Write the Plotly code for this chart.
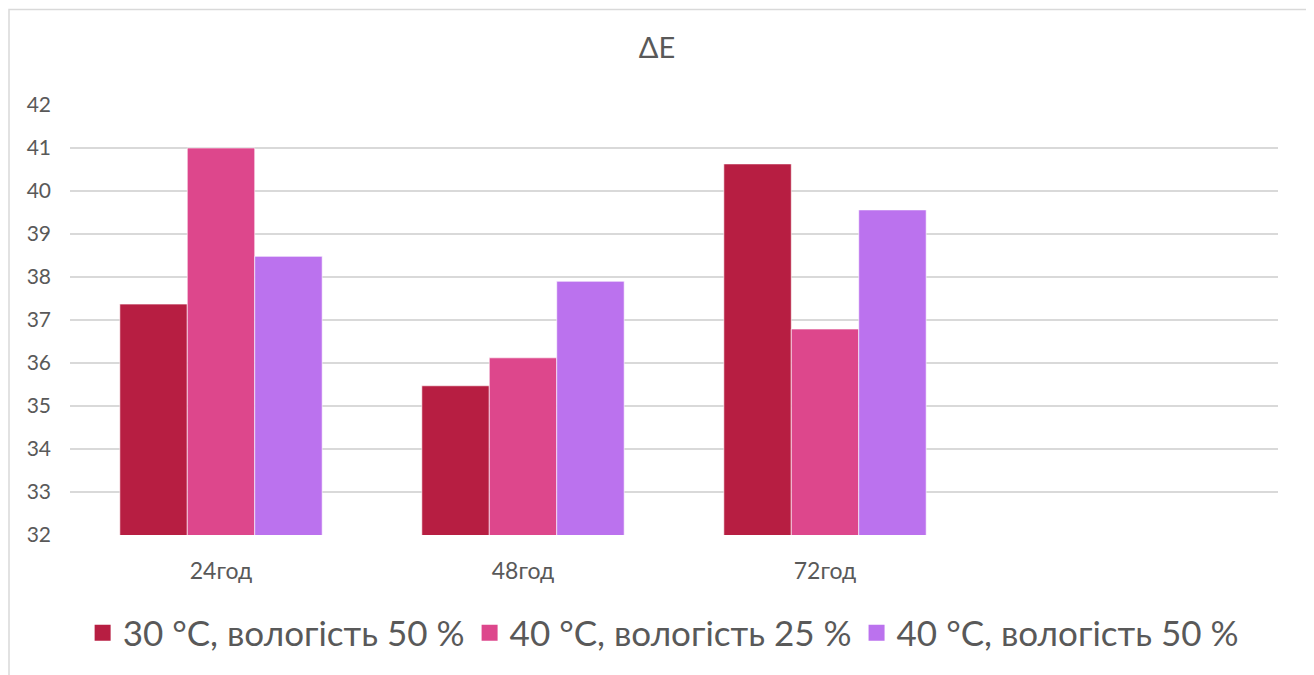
import plotly.graph_objects as go

categories = ["24год", "48год", "72год", " "]
series_names = ["30 °C, вологість 50 %", "40 °C, вологість 25 %", "40 °C, вологість 50 %"]
s1 = [37.37, 35.47, 40.63, None]
s2 = [41.0, 36.12, 36.79, None]
s3 = [38.48, 37.9, 39.56, None]
colors = ["#B71E42", "#DD478C", "#BB72EE"]
y_ticks = list(range(32, 43))

fig = go.Figure()
for name, vals, c in zip(series_names, [s1, s2, s3], colors):
    fig.add_trace(go.Bar(
        x=categories, y=vals, name=name, showlegend=False,
        marker=dict(color=c, line=dict(color="rgba(255,255,255,0.6)", width=1)),
    ))
# legend entries with larger square swatches
for name, c in zip(series_names, colors):
    fig.add_trace(go.Scatter(
        x=[None], y=[None], mode="markers", name=name,
        marker=dict(symbol="square", size=17, color=c),
    ))

fig.update_layout(
    width=1306, height=667,
    margin=dict(l=62, r=36, t=97, b=140),
    paper_bgcolor="white", plot_bgcolor="white",
    font=dict(family="Lato, sans-serif", color="#595959"),
    title=dict(text="ΔE", x=0.497, xanchor="center", y=0.94, yanchor="middle",
               font=dict(size=29, color="#595959")),
    barmode="group", bargap=0.33, bargroupgap=0,
    xaxis=dict(type="category", categoryorder="array", categoryarray=categories,
               showgrid=False, showline=False, ticks="", tickfont=dict(size=23),
               ticklabelstandoff=20),
    yaxis=dict(range=[32, 42], tickvals=y_ticks, showgrid=True, gridcolor="#D9D9D9",
               gridwidth=1.5, zeroline=False, showline=False, tickfont=dict(size=21),
               ticks="", ticklabelstandoff=18),
    legend=dict(orientation="h", x=0.491, xanchor="center", y=-0.228, yanchor="middle",
                font=dict(size=35, color="#595959"), itemsizing="trace", itemwidth=30,
                tracegroupgap=0),
    shapes=[dict(type="rect", xref="paper", yref="paper", x0=-0.0505, x1=1.024,
                 y0=-0.35, y1=1.222, line=dict(color="#D9D9D9", width=1.5), layer="below")],
)

fig.write_html("out.html")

+++

= Given exercise =
Output the data exactly. Pictures don't belong in the result.

= Solution =
Write the Plotly code for this chart.
import plotly.graph_objects as go

categories = ["24год", "48год", "72год", " "]
series_names = ["30 °C, вологість 50 %", "40 °C, вологість 25 %", "40 °C, вологість 50 %"]
s1 = [37.37, 35.47, 40.63, None]
s2 = [41.0, 36.12, 36.79, None]
s3 = [38.48, 37.9, 39.56, None]
colors = ["#B71E42", "#DD478C", "#BB72EE"]
y_ticks = list(range(32, 43))

fig = go.Figure()
for name, vals, c in zip(series_names, [s1, s2, s3], colors):
    fig.add_trace(go.Bar(
        x=categories, y=vals, name=name, showlegend=False,
        marker=dict(color=c, line=dict(color="rgba(255,255,255,0.6)", width=1)),
    ))
# legend entries with larger square swatches
for name, c in zip(series_names, colors):
    fig.add_trace(go.Scatter(
        x=[None], y=[None], mode="markers", name=name,
        marker=dict(symbol="square", size=17, color=c),
    ))

fig.update_layout(
    width=1306, height=667,
    margin=dict(l=62, r=36, t=97, b=140),
    paper_bgcolor="white", plot_bgcolor="white",
    font=dict(family="Lato, sans-serif", color="#595959"),
    title=dict(text="ΔE", x=0.497, xanchor="center", y=0.94, yanchor="middle",
               font=dict(size=29, color="#595959")),
    barmode="group", bargap=0.33, bargroupgap=0,
    xaxis=dict(type="category", categoryorder="array", categoryarray=categories,
               showgrid=False, showline=False, ticks="", tickfont=dict(size=23),
               ticklabelstandoff=20),
    yaxis=dict(range=[32, 42], tickvals=y_ticks, showgrid=True, gridcolor="#D9D9D9",
               gridwidth=1.5, zeroline=False, showline=False, tickfont=dict(size=21),
               ticks="", ticklabelstandoff=18),
    legend=dict(orientation="h", x=0.491, xanchor="center", y=-0.228, yanchor="middle",
                font=dict(size=35, color="#595959"), itemsizing="trace", itemwidth=30,
                tracegroupgap=0),
    shapes=[dict(type="rect", xref="paper", yref="paper", x0=-0.0505, x1=1.024,
                 y0=-0.35, y1=1.222, line=dict(color="#D9D9D9", width=1.5), layer="below")],
)

fig.write_html("out.html")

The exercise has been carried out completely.